Readers, have you created an automatic savings plan for multiple financial goals? What are your best tips for how to save for multiple financial goals (and which banks do you like for this purpose?)
Stock photo via Shutterstock / Chris Bignell.
I’ve done this for years and it’s great. So much peace of mind! It’s hard when you’re getting started because the expenses don’t stop coming just because you’re trying to save up for them, so you’re almost paying twice, but it’s so worth it once it’s up and running. And then when the property tax bill, for example, is due — the money is right there!
As a corollary to the idea of creating buckets and pulling money out over time, I just started moving about half of my biggest lumpiest expense (property taxes) in to a 9 month investment in March and and a 6 month investment in December so I can pay at year’s end and not lose out on my basically zero percent savings account rate. I’m an accredited investor so I use yieldstreet’s short term debt offerings. Obviously it’s not FDIC insured and there is more risk than a bank account, but it’s the difference between having like 40 dollars in interest or 450 on the same amount, so I’m taking the risk. I have no relation to yieldstreet.
Instead of having multiple bank accounts, I use YNAB (You Need a Budget) to divvy money up into different “envelopes” or “buckets.” I can run reports in the app on what averages in each category look like over the years and set budget goals to automatically put income into the category as I receive it. This works exceptionally well if we decide to re-prioritize our goals throughout the year and can pull money from another category to make the purchase.

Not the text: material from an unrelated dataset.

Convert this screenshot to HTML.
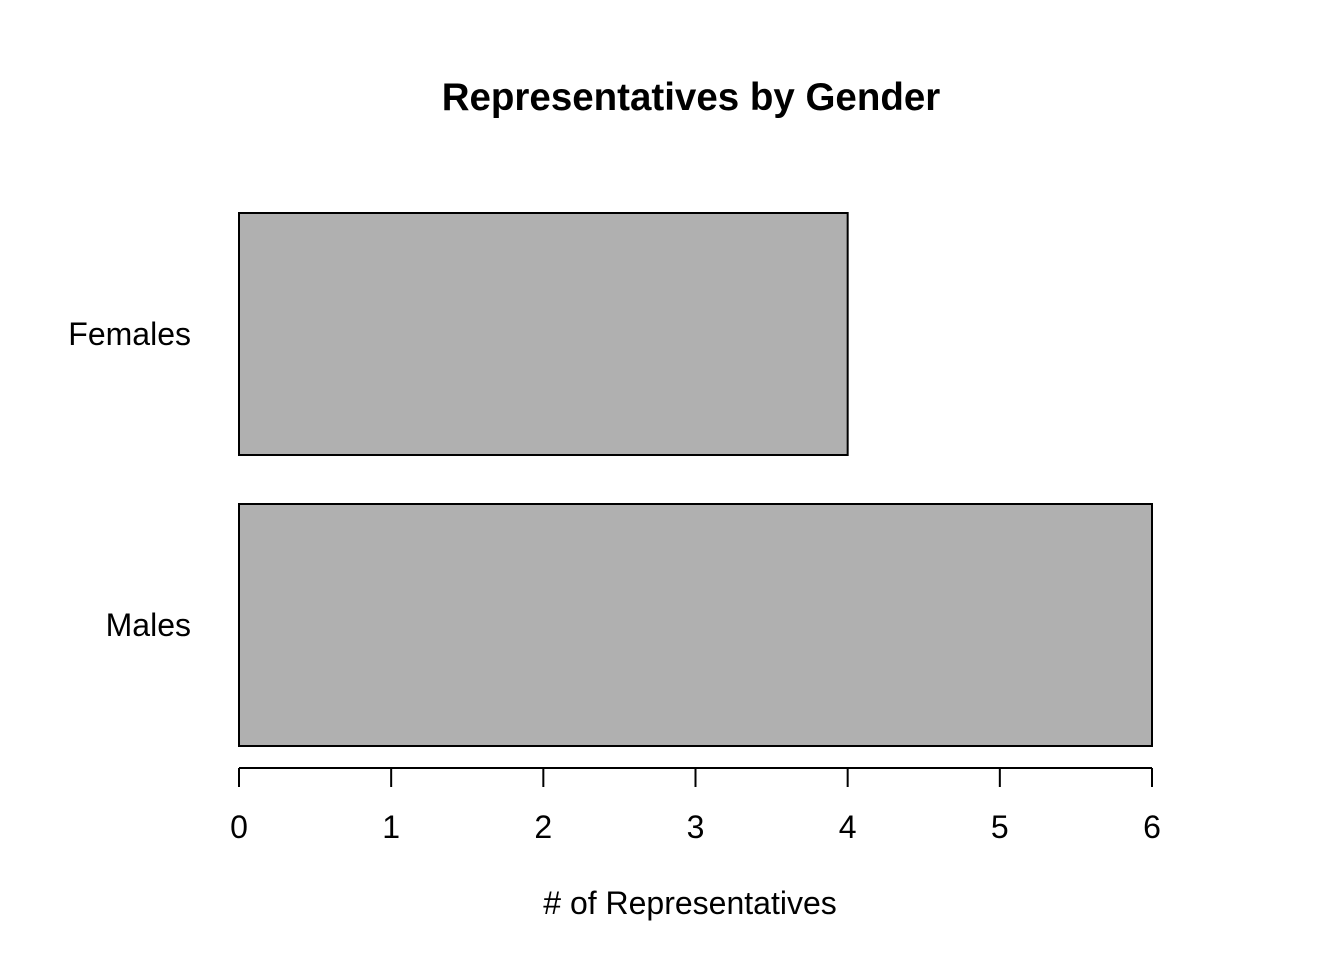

We have our emergency fund in a HYSA separate from our normal bank so I’m not tempted to touch it on a whim. Then have a bucket for vacation, fun, and car repair. I inherited some modest IRAs and have several years until I have to cash them out. Unless the market tanks so much that they lose all their value, one is tentatively earmarked for an electric vehicle in 5-7 years and one for supplementary college funds if need be in 5-9 years.
I like the Yieldstreet idea. I know our next big international trip won’t be for another 15-18 months. I could stash some vacation money there to grow a bit, though I am not an accredited investor.
I love this strategy. One item of feedback is not to assume term life insurance is a big expense. It is typically more affordable than most people think.